ꞋAreꞌare people

Regions with significant populations
- Malaita ( Solomon Islands): 18,000(1999)

Languages
- 'Are'are

Religion
- Ancestor Worship, Christianity

Related ethnic groups
- Polynesians

= ꞋAreꞌare people =

People from the south of the island of Malaita

Areare is the name of a people from the south of the island of Malaita, which is part of the Solomon Islands. Their language is the ꞌAreꞌare language, part of the Austronesian language family. In 1999, there were an estimated speakers, up from about 8-9,000 in the 1970s.

==History==
Prior to colonisation and subsequent independence, the ꞌAreꞌare occupied a much larger geographical area encompassing parts of Guadalcanal and Makira, as well as Malaita. This included the northern part of Makira known as Arosi and the eastern part of Guadalcanal known today as Marau Sound. In the past they lived in hamlets in the mountainous hinterland, or on the banks of lagoons in the southwest or the Mara Masika Strait (separating Malaita and South Malaita islands), but during colonization many coastal villages were established.

Traditionally, they practiced subsistence agriculture of taro, yams, and sweet potatoes, raised pigs and practiced fishing.
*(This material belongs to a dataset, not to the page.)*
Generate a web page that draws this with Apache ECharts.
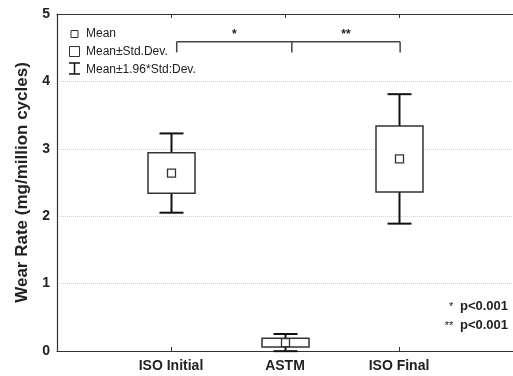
<!DOCTYPE html>
<html>
<head>
<meta charset="utf-8">
<script src="https://cdn.jsdelivr.net/npm/echarts@6/dist/echarts.min.js"></script>
<style>
  html, body { margin: 0; padding: 0; background: #fff; }
  #chart { width: 513px; height: 376px; }
</style>
</head>
<body>
<div id="chart"></div>
<script>
// Wear rate per test protocol: mean and standard deviation
const categories = ['ISO Initial', 'ASTM', 'ISO Final'];
const categoryPos = [1, 2, 3];
const means = [2.64, 0.125, 2.85];
const stdDevs = [0.30, 0.065, 0.49];
const yTicks = [0, 1, 2, 3, 4, 5];

// Significance bracket (x positions along the axis, heights in wear-rate units)
const bracketX = [1.05, 2.06, 3.01];
const bracketTop = 4.59;
const bracketFoot = 4.43;
const starLabels = ['*', '**'];
const starY = 4.69;

const FONT = '"Liberation Sans", Arial, sans-serif';
const INK = '#222';

const boxData = categoryPos.map((x, i) => {
  const m = means[i], s = stdDevs[i];
  return [x, m - 1.96 * s, m - s, m, m + s, m + 1.96 * s];
});

const chart = echarts.init(document.getElementById('chart'), null, { renderer: 'canvas' });

const option = {
  animation: false,
  backgroundColor: '#fff',
  grid: { left: 57, right: 0, top: 14, bottom: 25 },
  xAxis: [
    {
      type: 'value', min: 0, max: 4, interval: 1, position: 'bottom',
      axisLine: { lineStyle: { color: '#333', width: 1.2 } },
      axisTick: { inside: true, length: 4, customValues: categoryPos, lineStyle: { color: '#333' } },
      splitLine: { show: false },
      axisLabel: {
        margin: 8, fontFamily: FONT, fontSize: 14, fontWeight: 'bold', color: INK,
        customValues: categoryPos,
        formatter: v => { const i = categoryPos.indexOf(v); return i >= 0 ? categories[i] : ''; }
      }
    },
    {
      type: 'value', min: 0, max: 4, interval: 1, position: 'top',
      axisLine: { show: true, lineStyle: { color: '#333', width: 1.2 } },
      axisTick: { inside: true, length: 4, customValues: categoryPos, lineStyle: { color: '#333' } },
      axisLabel: { show: false },
      splitLine: { show: false }
    }
  ],
  yAxis: {
    type: 'value', min: yTicks[0], max: yTicks[yTicks.length - 1], interval: 1,
    name: 'Wear Rate (mg/million cycles)',
    nameLocation: 'middle', nameGap: 26,
    nameTextStyle: { fontFamily: FONT, fontSize: 17, fontWeight: 'bold', color: INK },
    axisLine: { show: true, lineStyle: { color: '#333', width: 1.2 } },
    axisTick: { show: false },
    axisLabel: { margin: 7, fontFamily: FONT, fontSize: 14, fontWeight: 'bold', color: INK },
    splitLine: { lineStyle: { color: '#d0d0d0', type: [1, 1], width: 1 } }
  },
  series: [
    {
      type: 'custom',
      xAxisIndex: 0,
      data: boxData,
      renderItem: (params, api) => {
        const x = api.value(0);
        const wLo = api.coord([x, api.value(1)]);
        const bLo = api.coord([x, api.value(2)]);
        const mid = api.coord([x, api.value(3)]);
        const bHi = api.coord([x, api.value(4)]);
        const wHi = api.coord([x, api.value(5)]);
        const cx = Math.round(mid[0]) + 0.5;
        const boxW = 47, capW = 24, meanS = 8;
        const whisk = { stroke: '#111', lineWidth: 2 };
        return {
          type: 'group',
          children: [
            { type: 'line', shape: { x1: cx, y1: wLo[1], x2: cx, y2: bLo[1] }, style: whisk },
            { type: 'line', shape: { x1: cx, y1: bHi[1], x2: cx, y2: wHi[1] }, style: whisk },
            { type: 'line', shape: { x1: cx - capW / 2, y1: wLo[1], x2: cx + capW / 2, y2: wLo[1] }, style: whisk },
            { type: 'line', shape: { x1: cx - capW / 2, y1: wHi[1], x2: cx + capW / 2, y2: wHi[1] }, style: whisk },
            { type: 'rect', shape: { x: cx - boxW / 2, y: bHi[1], width: boxW, height: bLo[1] - bHi[1] },
              style: { fill: '#fff', stroke: '#333', lineWidth: 1.5 } },
            { type: 'rect', shape: { x: cx - meanS / 2, y: mid[1] - meanS / 2, width: meanS, height: meanS },
              style: { fill: '#fff', stroke: '#333', lineWidth: 1.3 } }
          ]
        };
      }
    },
    {
      type: 'custom',
      xAxisIndex: 0,
      data: [0],
      renderItem: (params, api) => {
        const pts = bracketX.map(x => api.coord([x, bracketTop]));
        const foot = api.coord([0, bracketFoot])[1];
        const st = { stroke: '#444', lineWidth: 1.5 };
        const children = [
          { type: 'line', shape: { x1: pts[0][0], y1: pts[0][1], x2: pts[2][0], y2: pts[2][1] }, style: st }
        ];
        pts.forEach(p => children.push({ type: 'line', shape: { x1: p[0], y1: p[1], x2: p[0], y2: foot }, style: st }));
        starLabels.forEach((s, i) => {
          const c = api.coord([(bracketX[i] + bracketX[i + 1]) / 2, starY]);
          children.push({ type: 'text', x: c[0], y: c[1],
            style: { text: s, fontFamily: FONT, fontSize: 12, fontWeight: 'bold', fill: INK, align: 'center', verticalAlign: 'middle' } });
        });
        return { type: 'group', children };
      }
    }
  ],
  graphic: [
    // legend
    { type: 'rect', shape: { x: 71, y: 30.5, width: 7, height: 7 }, style: { fill: '#fff', stroke: '#333', lineWidth: 1 } },
    { type: 'text', x: 86, y: 34, style: { text: 'Mean', fontFamily: FONT, fontSize: 12, fill: INK, verticalAlign: 'middle' } },
    { type: 'rect', shape: { x: 69.5, y: 46.5, width: 10, height: 10 }, style: { fill: '#fff', stroke: '#333', lineWidth: 1 } },
    { type: 'text', x: 86, y: 52, style: { text: 'Mean±Std.Dev.', fontFamily: FONT, fontSize: 12, fill: INK, verticalAlign: 'middle' } },
    { type: 'line', shape: { x1: 74.5, y1: 63, x2: 74.5, y2: 74 }, style: { stroke: '#111', lineWidth: 1.5 } },
    { type: 'line', shape: { x1: 69, y1: 63, x2: 80, y2: 63 }, style: { stroke: '#111', lineWidth: 1.5 } },
    { type: 'line', shape: { x1: 69, y1: 74, x2: 80, y2: 74 }, style: { stroke: '#111', lineWidth: 1.5 } },
    { type: 'text', x: 86, y: 70, style: { text: 'Mean±1.96*Std:Dev.', fontFamily: FONT, fontSize: 12, fill: INK, verticalAlign: 'middle' } },
    // significance notes
    { type: 'text', right: 5, top: 300, style: {
        text: '{s|*}  {p|p<0.001}', align: 'right',
        rich: { s: { fontFamily: FONT, fontSize: 11, fill: INK }, p: { fontFamily: FONT, fontSize: 13, fontWeight: 'bold', fill: INK } } } },
    { type: 'text', right: 5, top: 319, style: {
        text: '{s|**}  {p|p<0.001}', align: 'right',
        rich: { s: { fontFamily: FONT, fontSize: 11, fill: INK }, p: { fontFamily: FONT, fontSize: 13, fontWeight: 'bold', fill: INK } } } }
  ]
};

chart.setOption(option);
</script>
</body>
</html>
During colonization, they were encouraged to export copra and raise cattle on a small scale.
==Politics==
The southern and northern zones differ in political organization, with the south led by hereditary chieftains, while the north follows the self-made big man structure common in Melanesia. Both the hereditary and non-hereditary leaders are known as aaraha.
==Culture==
The traditional religion was ancestor worship, but during colonization, Christianity made big inroads, and by the mid-1970s, at least half of the population was converted. Bible portions were first translated in 1957. About half belong to the South Seas Evangelical Church, and half to either the Catholic Church or the Anglican Church of the Province of Melanesia. The former do not permit traditional music, which is seen as related to the ancestral spirits, deemed "devils."

The ꞌAreꞌare are known for their complex panpipe music, which ethnomusicologist Hugo Zemp studied.